Классицизм как художественная форма наиболее полно отражал гражданственные идеалы нового общества. Это заметно в архитектуре общественных зданий и в облике жилых домов. «Дом имеет деревянный портик, стройные колонны с каннелюрами, всегда окрашенными в белый цвет и вместе с изящной лепкой на карнизе составляющими единственное и достаточное украшение фасада; ничего не может быть проще и красивее», – так описывает типичный городской особняк Уильям Дин Хоуэллс, один из самых известных «бытописателей» Бостона XIX столетия.
С самых своих первых дней Петербург стал городом европейских иммигрантов. Наиболее многочисленной здесь была немецкая община; заметный удельный вес населения составляли также шведы и англичане. Это во многом способствовало формированию особой, не похожей на остальные, городской культуры. Не случайно Гоголь в 1836 году, рисуя «общее выражение Петербурга», отмечал его схожесть с «европейско-американской колонией».
Логика исторического развития сделала и Петербург, и Бостон самыми европейскими городами в своих странах. Новая Англия во всех отношениях тяготела к бывшей метрополии больше, чем какая-либо иная часть США. При всем различии в образе жизни обитателей домов Английской набережной Санкт-Петербурга и аристократических кварталов Бикон-Хилл, просвещенное общество обеих столиц следовало европейским культурным образцам. Достаточно вспомнить первую главу «Евгения Онегина», которая, перефразируя известное определение, являет собой «энциклопедию английской моды в русской жизни».
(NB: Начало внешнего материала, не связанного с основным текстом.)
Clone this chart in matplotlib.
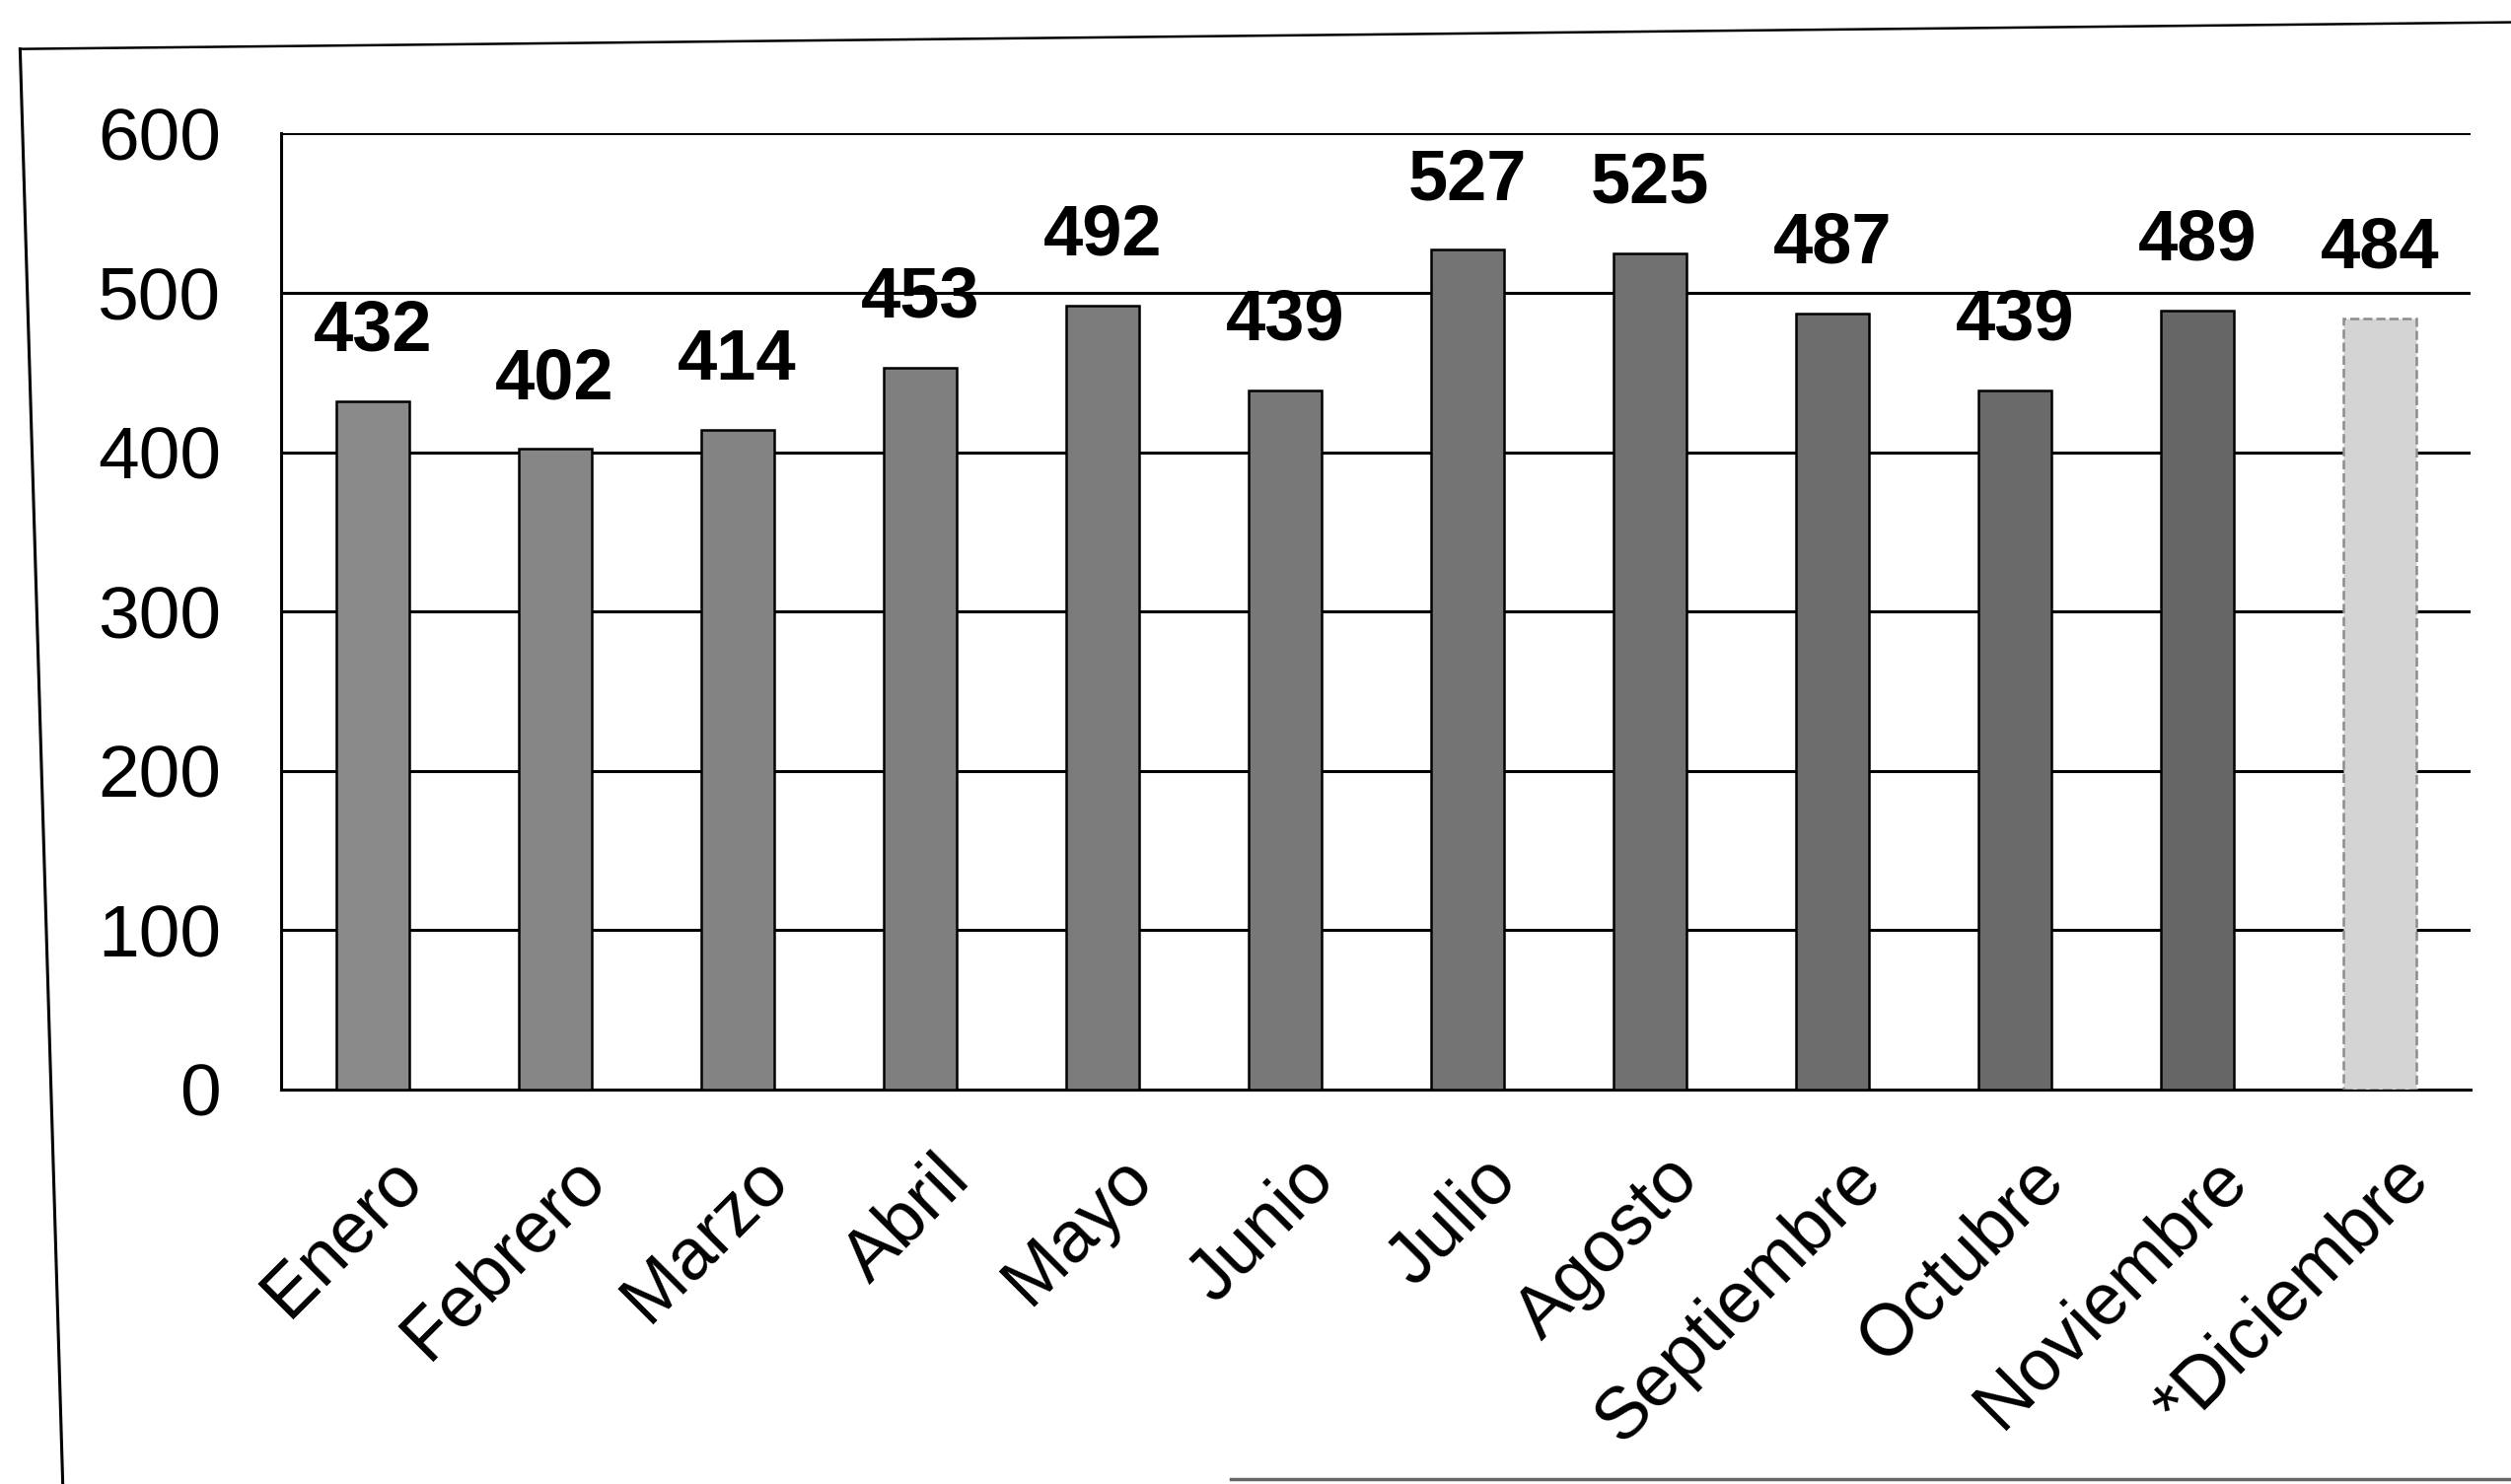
#Monthly totals bar chart (scanned report figure)

import numpy as np
import matplotlib.pyplot as plt
from matplotlib.lines import Line2D
from matplotlib.transforms import ScaledTranslation

plt.rcParams['font.family'] = ['Liberation Sans', 'DejaVu Sans']

meses = ['Enero', 'Febrero', 'Marzo', 'Abril', 'Mayo', 'Junio', 'Julio',
         'Agosto', 'Septiembre', 'Octubre', 'Noviembre', '*Diciembre']
valores = [432, 402, 414, 453, 492, 439, 527, 525, 487, 439, 489, 484]
yticks = [0, 100, 200, 300, 400, 500, 600]

fig = plt.figure(figsize=(25.46, 15.05), dpi=100)
ax = fig.add_axes([0.112, 0.266, 0.872, 0.644])

# scan gets darker toward the right, last month is an estimate (light bar)
grises = [str(g) for g in np.linspace(0.54, 0.40, 11)] + ['0.83']
bordes = ['black'] * 11 + ['0.55']
x = np.arange(len(meses))
bars = ax.bar(x, valores, width=0.4, color=grises, edgecolor=bordes,
              linewidth=1.8, zorder=3)
bars[-1].set_linestyle('--')

for xi, v in zip(x, valores):
    ax.annotate(str(v), (xi, v), xytext=(0, 26), textcoords='offset points',
                ha='center', va='bottom', fontsize=52, fontweight='bold')

ax.set_xlim(-0.5, 11.5)
ax.set_ylim(0, 600)
ax.set_yticks(yticks)
ax.set_yticklabels([str(t) for t in yticks])
ax.yaxis.grid(True, color='black', linewidth=2.2, zorder=0)
ax.set_axisbelow(True)
ax.tick_params(axis='y', length=0, pad=44, labelsize=54)
ax.tick_params(axis='x', length=0, pad=40, labelsize=53)
ax.set_xticks(x)
ax.set_xticklabels(meses, rotation=45, ha='right', rotation_mode='anchor')
desplaza = ScaledTranslation(0.15, 0, fig.dpi_scale_trans)
for lab in ax.get_xticklabels():
    lab.set_transform(lab.get_transform() + desplaza)

for s in ['top', 'right']:
    ax.spines[s].set_visible(False)
for s in ['left', 'bottom']:
    ax.spines[s].set_linewidth(2.2)

# outer chart frame
fig.add_artist(Line2D([0.008, 0.025], [0.967, 0.0], color='black', lw=2.2))
fig.add_artist(Line2D([0.008, 1.0], [0.967, 0.985], color='black', lw=1.8))
fig.add_artist(Line2D([0.49, 1.0], [0.003, 0.003], color='0.4', lw=2.5))

fig.savefig('out.png', dpi=100, facecolor='white')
В эссе «Путеводитель по переименованному городу» Иосиф Бродский писал: «Изображение внутреннего и духовного интерьера города, его влияния на людей и их внутренний мир стало основной темой русской литературы почти со дня основания Петербурга. Фактически русская литература здесь и родилась, на берегах Невы… К началу девятнадцатого века Петербург уже был столицей российской словесности, и совсем не потому, что среди ее героев или ее создателей были придворные. В конце концов, двор столетиями находился в Москве, но ничего не вышло оттуда. Причина столь неожиданного творческого взрыва опять-таки была, главным образом, географическая. В контексте тогдашней русской жизни возникновение Санкт-Петербурга было равносильно открытию Нового Света: мыслящие люди того времени получили возможность взглянуть на самих себя и на народ как бы со стороны».
Интересно отметить сходство – в значимости для общества и самом месте возникновения – двух самых престижных гуманитарных учебных заведений Америки и России. Царскосельский Лицей и Гарвард, оба расположенные в пригородной тиши, пестовали политическую и интеллектуальную элиту двух стран. «Рядом с запущенным двором колледжа и семью зданиями из красного кирпича, где обитали «питомцы муз», находилась «деревня»… Кембридж выглядел несколько провинциальным, однако трудно, пожалуй, назвать другой американский город, где так хорошо бы жилось ученому, философу или писателю. Даже молодой поэт, окажись он там ненароком, не вызвал бы насмешек и не встретил бы ледяного молчания», – писал о Кембридже первой половины XIX века профессор О. Шепард.
Район Бэк-Бей
Бостон, город торговый и мастеровой, был также центром изящной словесности и литературных героев. Уступив лидерство в коммерции и промышленном производстве Нью-Йорку, он оставался духовной столицей США. Здесь сохранялись традиции высокой интеллектуальности, восходящие к пуританскому идеализму и духовным традициям века Просвещения. Здесь увидели свет «Алая буква» Н. Готорна, «Уолден» Г. Торо, «Песнь о Гайавате» Г. Лонгфелло, «Моби Дик» Г. Мелвилла. Бостон задавал тон в общественной жизни страны, будучи генератором новых философских, социальных и политических идей. Не случайно этот расцвет американской культуры назовут «новоанглийским Ренессансом».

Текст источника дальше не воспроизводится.